### What this task involves
Output the first line of the listing and each line after it, up to and including the line that contains "2.9, 3.0, 3.1]", exactly as written, minus the pictures.

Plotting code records
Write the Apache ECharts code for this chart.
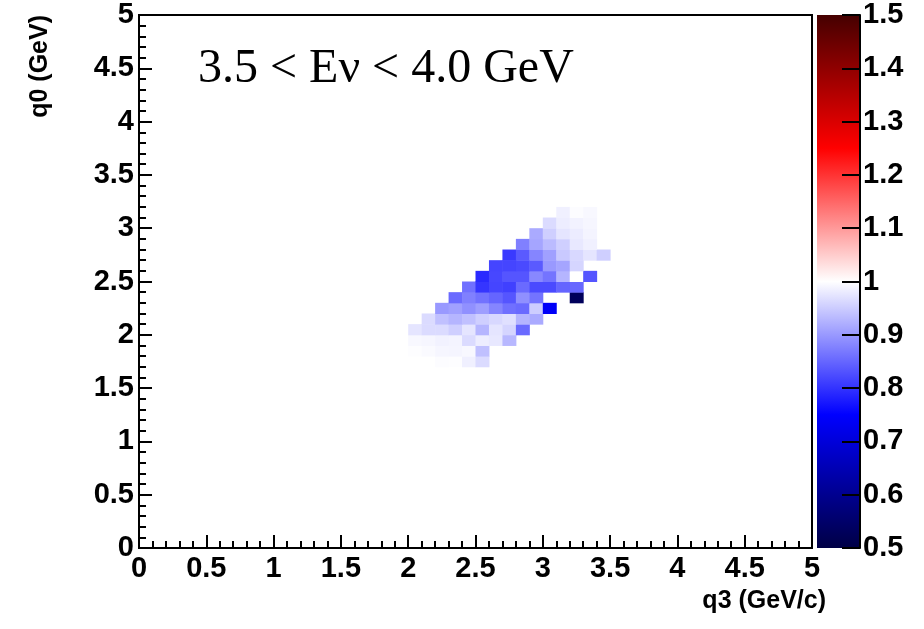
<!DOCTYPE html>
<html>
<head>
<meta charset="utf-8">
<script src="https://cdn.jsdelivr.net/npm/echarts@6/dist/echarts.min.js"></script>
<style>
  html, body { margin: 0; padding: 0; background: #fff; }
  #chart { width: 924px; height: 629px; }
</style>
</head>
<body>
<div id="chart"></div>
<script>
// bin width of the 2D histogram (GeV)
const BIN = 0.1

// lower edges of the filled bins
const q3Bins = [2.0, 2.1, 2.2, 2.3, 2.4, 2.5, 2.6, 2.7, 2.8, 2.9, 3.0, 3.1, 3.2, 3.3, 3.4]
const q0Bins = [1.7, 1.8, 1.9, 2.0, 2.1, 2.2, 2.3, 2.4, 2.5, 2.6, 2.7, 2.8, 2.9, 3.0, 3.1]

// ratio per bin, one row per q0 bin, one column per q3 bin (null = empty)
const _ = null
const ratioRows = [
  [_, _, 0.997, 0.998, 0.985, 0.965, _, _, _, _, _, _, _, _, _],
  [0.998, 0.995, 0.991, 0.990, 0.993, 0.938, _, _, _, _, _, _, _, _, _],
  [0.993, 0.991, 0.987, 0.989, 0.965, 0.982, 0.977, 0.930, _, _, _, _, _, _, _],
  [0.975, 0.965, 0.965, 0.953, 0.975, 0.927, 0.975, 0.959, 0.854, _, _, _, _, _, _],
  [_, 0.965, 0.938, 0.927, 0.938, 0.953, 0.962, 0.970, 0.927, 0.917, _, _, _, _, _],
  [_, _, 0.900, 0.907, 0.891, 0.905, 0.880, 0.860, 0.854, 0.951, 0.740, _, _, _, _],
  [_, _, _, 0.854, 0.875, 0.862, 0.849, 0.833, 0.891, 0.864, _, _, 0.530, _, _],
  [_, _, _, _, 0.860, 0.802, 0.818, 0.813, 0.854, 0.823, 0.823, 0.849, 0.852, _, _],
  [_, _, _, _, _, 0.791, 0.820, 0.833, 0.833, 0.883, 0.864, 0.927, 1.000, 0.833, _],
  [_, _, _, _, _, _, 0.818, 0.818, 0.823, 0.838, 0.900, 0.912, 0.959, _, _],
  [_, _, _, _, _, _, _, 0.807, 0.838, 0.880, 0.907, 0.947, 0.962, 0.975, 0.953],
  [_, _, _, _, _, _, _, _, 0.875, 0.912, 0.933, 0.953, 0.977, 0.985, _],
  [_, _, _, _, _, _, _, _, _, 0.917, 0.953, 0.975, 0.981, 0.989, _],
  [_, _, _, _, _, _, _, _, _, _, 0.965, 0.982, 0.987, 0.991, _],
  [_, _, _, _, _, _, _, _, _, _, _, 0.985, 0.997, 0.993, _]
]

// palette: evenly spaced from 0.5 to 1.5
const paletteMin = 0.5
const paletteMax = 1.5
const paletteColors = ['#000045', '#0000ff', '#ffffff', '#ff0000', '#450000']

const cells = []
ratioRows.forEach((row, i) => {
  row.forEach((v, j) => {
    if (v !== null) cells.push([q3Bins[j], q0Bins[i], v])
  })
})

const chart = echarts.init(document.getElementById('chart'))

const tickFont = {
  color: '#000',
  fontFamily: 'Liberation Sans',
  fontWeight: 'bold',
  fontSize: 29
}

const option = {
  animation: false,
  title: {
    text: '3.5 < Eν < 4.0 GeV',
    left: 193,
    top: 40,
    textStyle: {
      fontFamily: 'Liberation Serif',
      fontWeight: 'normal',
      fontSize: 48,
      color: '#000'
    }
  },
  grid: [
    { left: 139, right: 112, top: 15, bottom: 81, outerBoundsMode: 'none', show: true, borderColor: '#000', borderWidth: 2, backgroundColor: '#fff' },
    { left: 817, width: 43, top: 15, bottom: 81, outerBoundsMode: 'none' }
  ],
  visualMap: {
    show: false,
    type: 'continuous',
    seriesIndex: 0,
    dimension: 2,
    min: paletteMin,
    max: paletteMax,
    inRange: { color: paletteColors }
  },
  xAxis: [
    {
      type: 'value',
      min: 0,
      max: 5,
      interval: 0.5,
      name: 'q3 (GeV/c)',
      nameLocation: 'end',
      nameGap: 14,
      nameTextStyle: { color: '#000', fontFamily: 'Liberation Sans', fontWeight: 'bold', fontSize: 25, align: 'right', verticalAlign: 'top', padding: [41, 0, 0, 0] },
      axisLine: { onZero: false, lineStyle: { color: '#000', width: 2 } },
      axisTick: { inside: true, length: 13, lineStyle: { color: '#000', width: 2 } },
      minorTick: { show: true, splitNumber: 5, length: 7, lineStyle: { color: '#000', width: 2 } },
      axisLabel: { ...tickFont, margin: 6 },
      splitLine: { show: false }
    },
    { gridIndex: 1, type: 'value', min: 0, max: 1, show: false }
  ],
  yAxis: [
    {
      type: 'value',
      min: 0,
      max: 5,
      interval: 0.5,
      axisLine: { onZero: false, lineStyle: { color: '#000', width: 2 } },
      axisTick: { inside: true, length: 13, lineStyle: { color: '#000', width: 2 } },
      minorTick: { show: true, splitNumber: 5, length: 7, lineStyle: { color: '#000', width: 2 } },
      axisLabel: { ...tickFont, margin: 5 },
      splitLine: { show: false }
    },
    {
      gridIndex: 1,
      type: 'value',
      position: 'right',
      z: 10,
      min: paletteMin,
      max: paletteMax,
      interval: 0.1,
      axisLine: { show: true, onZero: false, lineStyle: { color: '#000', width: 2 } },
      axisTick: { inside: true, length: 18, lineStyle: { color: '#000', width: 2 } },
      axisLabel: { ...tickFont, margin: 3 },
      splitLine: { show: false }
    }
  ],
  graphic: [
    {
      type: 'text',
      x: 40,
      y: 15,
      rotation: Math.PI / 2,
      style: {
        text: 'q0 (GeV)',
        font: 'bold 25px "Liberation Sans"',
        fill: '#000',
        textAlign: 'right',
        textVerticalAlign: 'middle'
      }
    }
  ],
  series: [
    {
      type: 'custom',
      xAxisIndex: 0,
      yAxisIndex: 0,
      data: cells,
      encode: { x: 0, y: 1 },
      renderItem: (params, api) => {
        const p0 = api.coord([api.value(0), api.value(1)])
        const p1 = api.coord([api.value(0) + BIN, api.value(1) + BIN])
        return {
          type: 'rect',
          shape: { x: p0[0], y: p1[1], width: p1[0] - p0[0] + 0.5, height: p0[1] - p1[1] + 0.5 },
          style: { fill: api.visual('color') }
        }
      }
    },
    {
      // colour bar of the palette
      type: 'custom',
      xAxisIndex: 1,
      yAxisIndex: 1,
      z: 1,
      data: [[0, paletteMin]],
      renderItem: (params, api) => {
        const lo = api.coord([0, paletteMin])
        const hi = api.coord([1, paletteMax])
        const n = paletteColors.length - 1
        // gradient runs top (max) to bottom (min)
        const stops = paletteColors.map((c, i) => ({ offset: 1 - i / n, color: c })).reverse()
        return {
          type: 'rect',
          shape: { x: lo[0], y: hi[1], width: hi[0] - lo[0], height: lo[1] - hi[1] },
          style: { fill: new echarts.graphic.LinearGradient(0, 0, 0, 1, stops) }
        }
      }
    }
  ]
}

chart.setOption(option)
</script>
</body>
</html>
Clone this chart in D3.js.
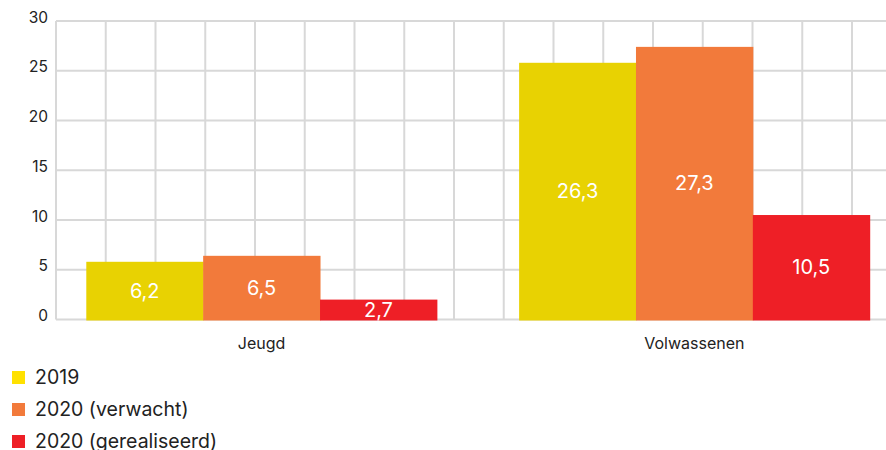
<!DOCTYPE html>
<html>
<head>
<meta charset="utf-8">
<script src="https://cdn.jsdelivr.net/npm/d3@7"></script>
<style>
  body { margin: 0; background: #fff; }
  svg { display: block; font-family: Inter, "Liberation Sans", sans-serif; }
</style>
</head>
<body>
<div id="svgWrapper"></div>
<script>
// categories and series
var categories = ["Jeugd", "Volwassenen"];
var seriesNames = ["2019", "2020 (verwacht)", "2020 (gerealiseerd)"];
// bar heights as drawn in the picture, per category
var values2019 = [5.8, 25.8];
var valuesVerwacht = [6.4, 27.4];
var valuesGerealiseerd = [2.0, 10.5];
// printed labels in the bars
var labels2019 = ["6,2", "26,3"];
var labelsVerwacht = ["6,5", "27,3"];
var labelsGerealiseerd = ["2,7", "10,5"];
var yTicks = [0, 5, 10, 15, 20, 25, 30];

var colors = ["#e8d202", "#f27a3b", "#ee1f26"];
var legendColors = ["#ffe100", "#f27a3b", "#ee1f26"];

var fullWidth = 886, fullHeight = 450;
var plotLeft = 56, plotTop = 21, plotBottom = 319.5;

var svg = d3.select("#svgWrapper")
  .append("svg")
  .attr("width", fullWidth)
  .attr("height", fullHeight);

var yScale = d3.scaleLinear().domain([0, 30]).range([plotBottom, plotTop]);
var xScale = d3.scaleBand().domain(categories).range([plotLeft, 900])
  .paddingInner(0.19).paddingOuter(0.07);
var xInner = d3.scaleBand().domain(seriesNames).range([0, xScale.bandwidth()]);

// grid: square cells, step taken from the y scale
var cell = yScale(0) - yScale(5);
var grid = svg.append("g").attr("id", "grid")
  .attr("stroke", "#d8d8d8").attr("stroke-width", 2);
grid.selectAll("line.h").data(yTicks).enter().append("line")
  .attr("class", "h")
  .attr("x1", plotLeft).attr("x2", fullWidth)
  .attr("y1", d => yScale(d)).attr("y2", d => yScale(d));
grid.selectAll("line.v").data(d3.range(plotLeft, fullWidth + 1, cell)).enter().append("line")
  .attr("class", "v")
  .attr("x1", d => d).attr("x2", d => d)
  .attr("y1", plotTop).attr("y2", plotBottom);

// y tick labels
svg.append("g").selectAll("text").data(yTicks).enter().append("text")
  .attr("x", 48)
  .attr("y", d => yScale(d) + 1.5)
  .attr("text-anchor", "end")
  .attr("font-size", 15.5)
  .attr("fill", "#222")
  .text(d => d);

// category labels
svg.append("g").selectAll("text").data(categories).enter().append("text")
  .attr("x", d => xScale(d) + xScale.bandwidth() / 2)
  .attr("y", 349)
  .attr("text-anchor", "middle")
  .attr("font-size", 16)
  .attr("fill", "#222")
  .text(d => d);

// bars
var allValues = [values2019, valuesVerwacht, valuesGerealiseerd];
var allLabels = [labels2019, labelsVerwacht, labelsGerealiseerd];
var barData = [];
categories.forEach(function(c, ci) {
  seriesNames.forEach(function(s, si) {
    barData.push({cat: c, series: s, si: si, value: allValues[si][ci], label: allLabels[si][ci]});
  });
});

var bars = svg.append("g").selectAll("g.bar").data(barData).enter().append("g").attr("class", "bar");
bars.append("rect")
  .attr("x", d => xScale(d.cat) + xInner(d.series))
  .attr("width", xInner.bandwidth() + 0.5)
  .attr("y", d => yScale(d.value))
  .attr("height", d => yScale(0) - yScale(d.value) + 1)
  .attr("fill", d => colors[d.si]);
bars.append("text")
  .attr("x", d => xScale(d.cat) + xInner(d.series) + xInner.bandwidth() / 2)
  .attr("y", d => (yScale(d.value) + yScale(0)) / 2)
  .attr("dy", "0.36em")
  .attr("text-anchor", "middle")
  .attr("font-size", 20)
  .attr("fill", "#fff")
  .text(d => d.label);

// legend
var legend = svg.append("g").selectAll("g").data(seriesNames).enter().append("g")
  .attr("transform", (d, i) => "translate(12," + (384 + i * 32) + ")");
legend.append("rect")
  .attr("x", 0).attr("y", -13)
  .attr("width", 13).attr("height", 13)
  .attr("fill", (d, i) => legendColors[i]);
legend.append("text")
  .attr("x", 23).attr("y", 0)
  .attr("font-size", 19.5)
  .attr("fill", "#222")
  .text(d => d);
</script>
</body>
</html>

### Exercise result
Write the Apache ECharts code for this chart.
<!DOCTYPE html>
<html>
<head>
<meta charset="utf-8">
<script src="https://cdn.jsdelivr.net/npm/echarts@6/dist/echarts.min.js"></script>
<style>
  html, body { margin: 0; padding: 0; background: #fff; }
  #chart { width: 924px; height: 629px; }
</style>
</head>
<body>
<div id="chart"></div>
<script>
// bin width of the 2D histogram (GeV)
const BIN = 0.1

// lower edges of the filled bins
const q3Bins = [2.0, 2.1, 2.2, 2.3, 2.4, 2.5, 2.6, 2.7, 2.8, 2.9, 3.0, 3.1, 3.2, 3.3, 3.4]
const q0Bins = [1.7, 1.8, 1.9, 2.0, 2.1, 2.2, 2.3, 2.4, 2.5, 2.6, 2.7, 2.8, 2.9, 3.0, 3.1]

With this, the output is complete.